(Figure scripts)
== == ==
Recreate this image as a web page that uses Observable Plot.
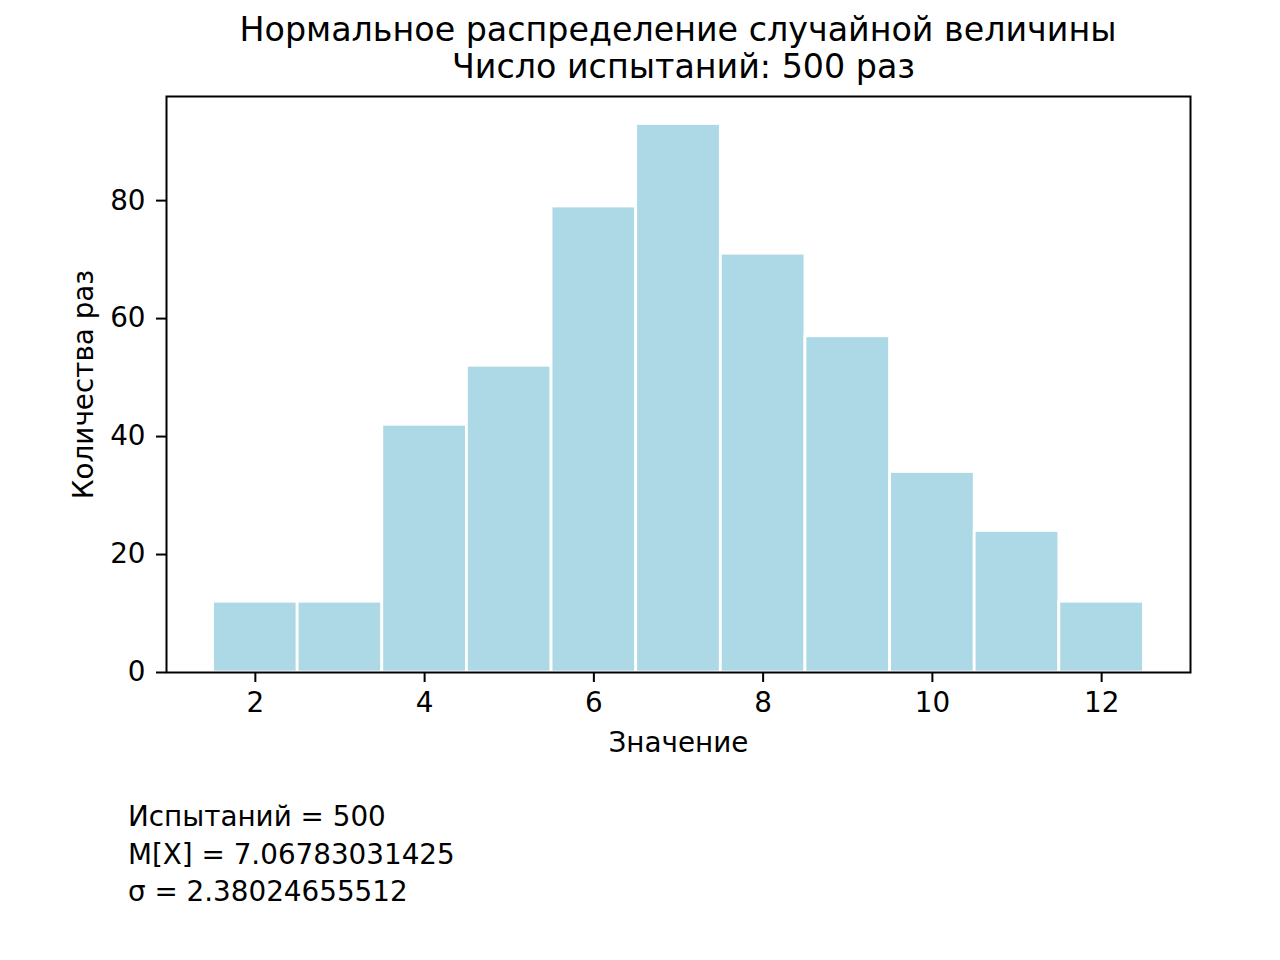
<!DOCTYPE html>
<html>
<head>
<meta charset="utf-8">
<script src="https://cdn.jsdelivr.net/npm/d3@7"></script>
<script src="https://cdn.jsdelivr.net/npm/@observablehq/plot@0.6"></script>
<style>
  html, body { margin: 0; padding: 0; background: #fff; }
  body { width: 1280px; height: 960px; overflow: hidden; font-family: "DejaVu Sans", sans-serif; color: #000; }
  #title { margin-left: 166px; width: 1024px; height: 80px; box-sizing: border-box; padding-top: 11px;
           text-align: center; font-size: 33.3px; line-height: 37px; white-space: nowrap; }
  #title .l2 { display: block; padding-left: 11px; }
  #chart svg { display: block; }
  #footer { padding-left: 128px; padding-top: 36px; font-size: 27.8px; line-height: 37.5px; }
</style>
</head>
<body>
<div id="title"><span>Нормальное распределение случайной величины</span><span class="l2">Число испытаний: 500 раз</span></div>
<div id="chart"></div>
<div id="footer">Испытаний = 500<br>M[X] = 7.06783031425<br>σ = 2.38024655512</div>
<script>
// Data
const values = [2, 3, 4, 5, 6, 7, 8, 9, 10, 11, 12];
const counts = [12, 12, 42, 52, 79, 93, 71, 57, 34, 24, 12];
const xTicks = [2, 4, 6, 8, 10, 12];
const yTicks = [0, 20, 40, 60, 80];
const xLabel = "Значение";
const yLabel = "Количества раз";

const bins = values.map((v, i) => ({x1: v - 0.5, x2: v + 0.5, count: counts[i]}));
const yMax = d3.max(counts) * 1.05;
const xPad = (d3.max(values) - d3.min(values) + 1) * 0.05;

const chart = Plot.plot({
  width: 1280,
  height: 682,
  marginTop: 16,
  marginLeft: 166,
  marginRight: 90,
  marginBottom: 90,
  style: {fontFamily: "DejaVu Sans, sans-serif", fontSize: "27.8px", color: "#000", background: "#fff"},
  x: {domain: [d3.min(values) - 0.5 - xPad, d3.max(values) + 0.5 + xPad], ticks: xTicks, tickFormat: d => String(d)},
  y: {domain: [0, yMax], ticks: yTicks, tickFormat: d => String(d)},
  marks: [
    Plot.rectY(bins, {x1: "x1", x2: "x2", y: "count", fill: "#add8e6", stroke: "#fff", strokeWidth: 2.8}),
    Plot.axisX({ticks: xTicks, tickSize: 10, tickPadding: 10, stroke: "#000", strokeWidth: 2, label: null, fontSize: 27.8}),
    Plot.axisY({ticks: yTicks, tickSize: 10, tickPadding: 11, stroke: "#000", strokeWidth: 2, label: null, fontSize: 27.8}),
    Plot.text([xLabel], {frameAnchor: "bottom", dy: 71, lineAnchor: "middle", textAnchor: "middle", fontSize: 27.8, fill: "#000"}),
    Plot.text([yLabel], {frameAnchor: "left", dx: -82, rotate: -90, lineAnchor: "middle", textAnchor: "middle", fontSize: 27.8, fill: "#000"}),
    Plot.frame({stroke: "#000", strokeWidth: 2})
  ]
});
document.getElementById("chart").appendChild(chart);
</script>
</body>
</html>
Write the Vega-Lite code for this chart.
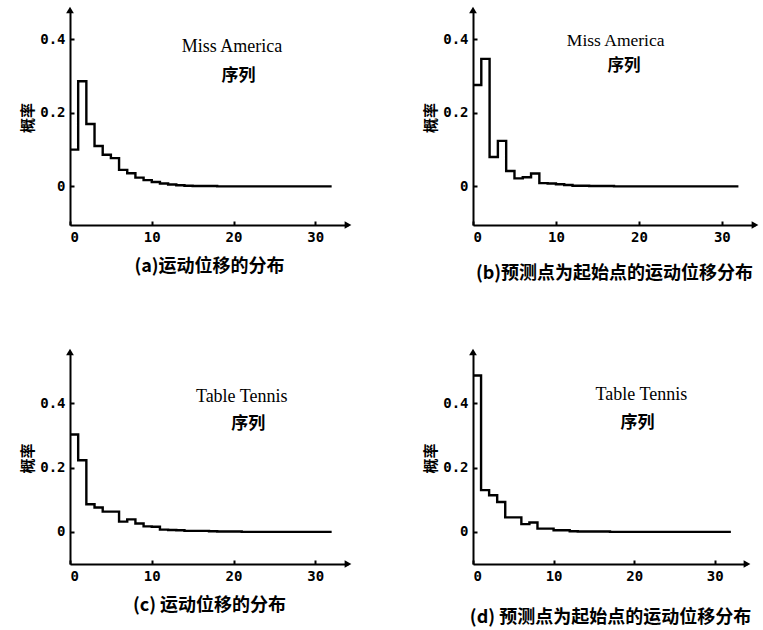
== == ==
A number is the only answer here: how many lines of the material above contain "this"?

2